With the successful issuance of US$2 billion in Eurobonds in early May this
year, government and its central bank have agreed that the country’s gross
international reserves are now large enough to comfortably accommodate its BoP
position and so the latest IMF disbursement can be used for 2018 budgetary
support instead. The latest Eurobond issuance
comprising US$1 billion in 10 year bonds at 7.26% and US$1 billion in 30
year bonds at 8.26% - has taken Ghana’s Gross International Reserves to US$8.1
billion, enough to cover some 4.4 months of imports which is well above the 3.5
months import cover target for this year.
The latest IMF disbursement,
equivalent to about GHc884 million will
now form part of the GHc2.9 billion planned for as the foreign sourced
component of the GHc10.9 billion needed to finance the projected 4.5% of Gross Domestic Product fiscal deficit
for 2018. The other GHc8 billion is being secured from domestic sources
although this includes the foreign exchange proceeds of medium and long term
bonds denominated in cedis but bought up by foreign investors.
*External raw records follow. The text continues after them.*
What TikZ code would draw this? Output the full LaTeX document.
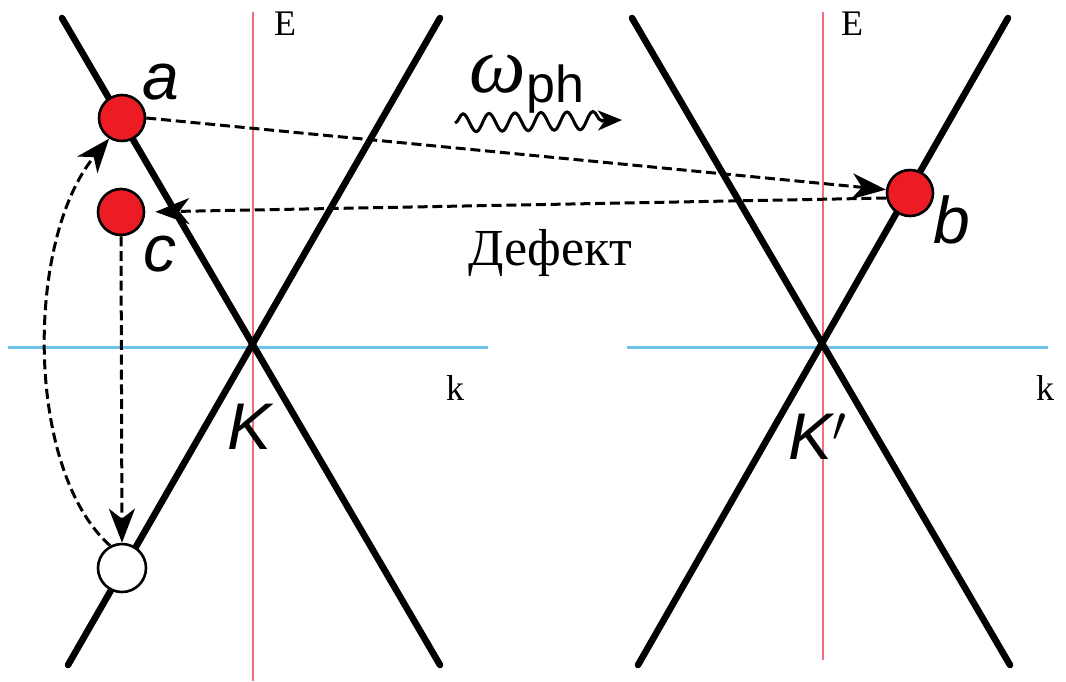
\documentclass[tikz,border=0pt]{standalone}
\usepackage{fontspec}
\setmainfont{Liberation Serif}
\newfontfamily\labelfont{Liberation Sans}
\usetikzlibrary{arrows.meta,decorations.pathmorphing}
\definecolor{cred}{RGB}{237,28,36}
\definecolor{eline}{RGB}{240,110,120}
\definecolor{kline}{RGB}{110,195,235}
\tikzset{px/.style={x=0.5pt,y=-0.5pt},
  band/.style={line width=3.3pt,line cap=round},
  eaxis/.style={draw=eline,line width=1pt},
  kaxis/.style={draw=kline,line width=1.5pt},
  electron/.style={circle,draw=black,line width=1.3pt,fill=cred,minimum size=23pt,inner sep=0pt},
  emptystate/.style={electron,fill=white,minimum size=24pt},
  hop/.style={line width=1.5pt,dash pattern=on 5pt off 2.4pt,-{Stealth[length=17pt,width=13pt,inset=5pt]}},
  tag/.style={font=\labelfont\itshape\fontsize{33}{33}\selectfont},
  axlabel/.style={font=\fontsize{18}{18}\selectfont}}
\begin{document}
\begin{tikzpicture}[px]
    \useasboundingbox (0,0) rectangle (1066,681);
    % valley K
    \draw[eaxis] (253,12) -- (253,681);
    \draw[kaxis] (8,347) -- (488,347);
    \draw[band] (62,18) -- (440,665);
    \draw[band] (440,18) -- (68,665);
    \node[axlabel] (eK) at (285,24) {E};
    \node[axlabel] (kK) at (455,388) {k};
    \node[tag] (valK) at (250,427) {K};
    % valley K'
    \draw[eaxis] (823,12) -- (823,660);
    \draw[kaxis] (627,347) -- (1048,347);
    \draw[band] (632,18) -- (1010,665);
    \draw[band] (1008,18) -- (638,665);
    \node[axlabel] (eKp) at (852,24) {E};
    \node[axlabel] (kKp) at (1045,388) {k};
    \node[tag] (valKp) at (818,437) {K$'$};
    % states
    \node[electron] (elA) at (122,118) {};
    \node[electron] (elC) at (121,212) {};
    \node[electron] (elB) at (910,193) {};
    \node[emptystate] (hole) at (122,568) {};
    \node[tag] at (161,82) {a};
    \node[tag] at (160,254) {c};
    \node[tag] at (952,220) {b};
    % scattering
    \draw[hop] (elA.east) -- (elB.172);
    \draw[hop,shorten >=5pt] (elB.192) -- (elC.east);
    \draw[hop] (elC.south) -- (hole.north);
    \draw[hop] (hole.118) .. controls (25,470) and (25,240) .. (elA.238);
    % phonon
    \coordinate (phStart) at (455,123);
    \coordinate (phEnd) at (622,120);
    \draw[line width=1.5pt,-{Stealth[length=12pt,width=10pt,inset=3.5pt]},
      decorate,decoration={snake,amplitude=4.5pt,segment length=13pt,post length=8pt}]
      (phStart) -- (phEnd);
    \node[inner sep=0pt] (omega) at (527,84) {\fontsize{40}{40}\selectfont\itshape ω\raisebox{-5pt}{\labelfont\upshape\fontsize{26}{26}\selectfont ph}};
    \node[font=\fontsize{26}{26}\selectfont] (defect) at (550,253) {Дефект};
  \end{tikzpicture}
\end{document}
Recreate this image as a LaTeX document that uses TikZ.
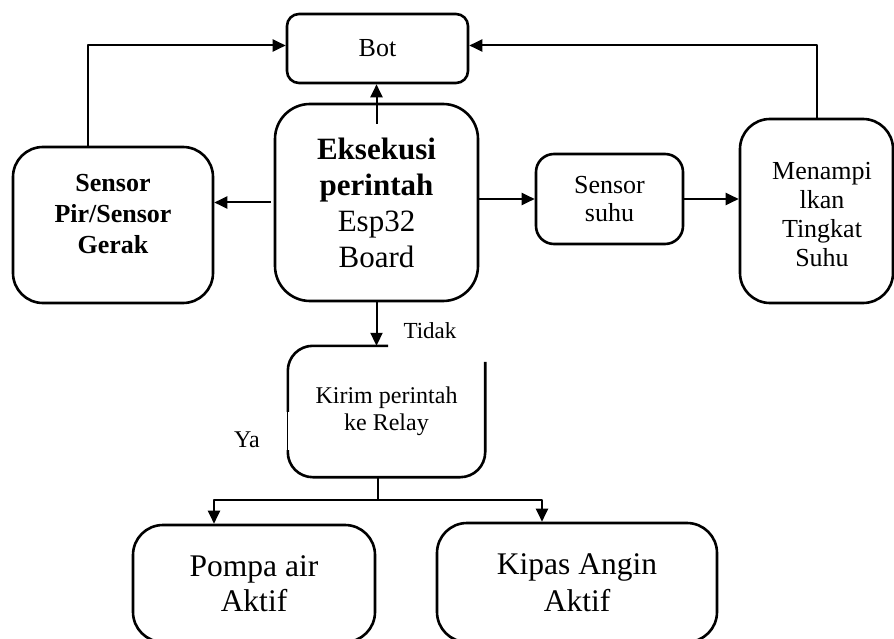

With US$750 million out of the latest
Eurobond issuance, equivalent to about GHc3.3 billion being allocated for
2018 budget support as well, this means
the foreign sourced component of this year’s budget deficit is fully financed,
and indeed government will have extra financing in its coffers of well over
GHc1 billion.
Importantly, the Governor of the Bank
of Ghana, Dr Ernest Addison is in full agreement with the revised strategy for
using the latest IMF disbursement, pointing out that while government can have
access to increased cedi resources for its budgetary spending, the foreign
exchange itself still forms part of Ghana’s increasingly comfortable gross
international reserves.
This now gives government the option of
reducing the proportion of its budget deficit that will be financed from
domestic sources [projected at 73% in the 2018 budget itself] and replacing
part of it with foreign financing at lower interest rates [but bigger foreign
exchange exposure]; or refinancing more than originally planned of the
relatively expensive Eurobond debt issued by the Mahama administration.
Instructively, this is what government claims it wants to do with the other
US$1.25 billion in proceeds from the latest Eurobond issuance.
A
third option, albeit an unlikely one, would be to increase this year’s deficit
beyond the targeted 4.5% of GDP, in order to accelerate its capital expenditure
programme, which was derailed last year by public expenditure cuts forced by a
9% revenue shortfall. Government has come under severe criticism for its
restrained capital expenditure despite having drawn up ambitious development
plans that require substantial, but as yet unavailable, public spending.
However government has so far opted to hold back on much of its capital
expenditure plans rather than exceed its fiscal deficit targets.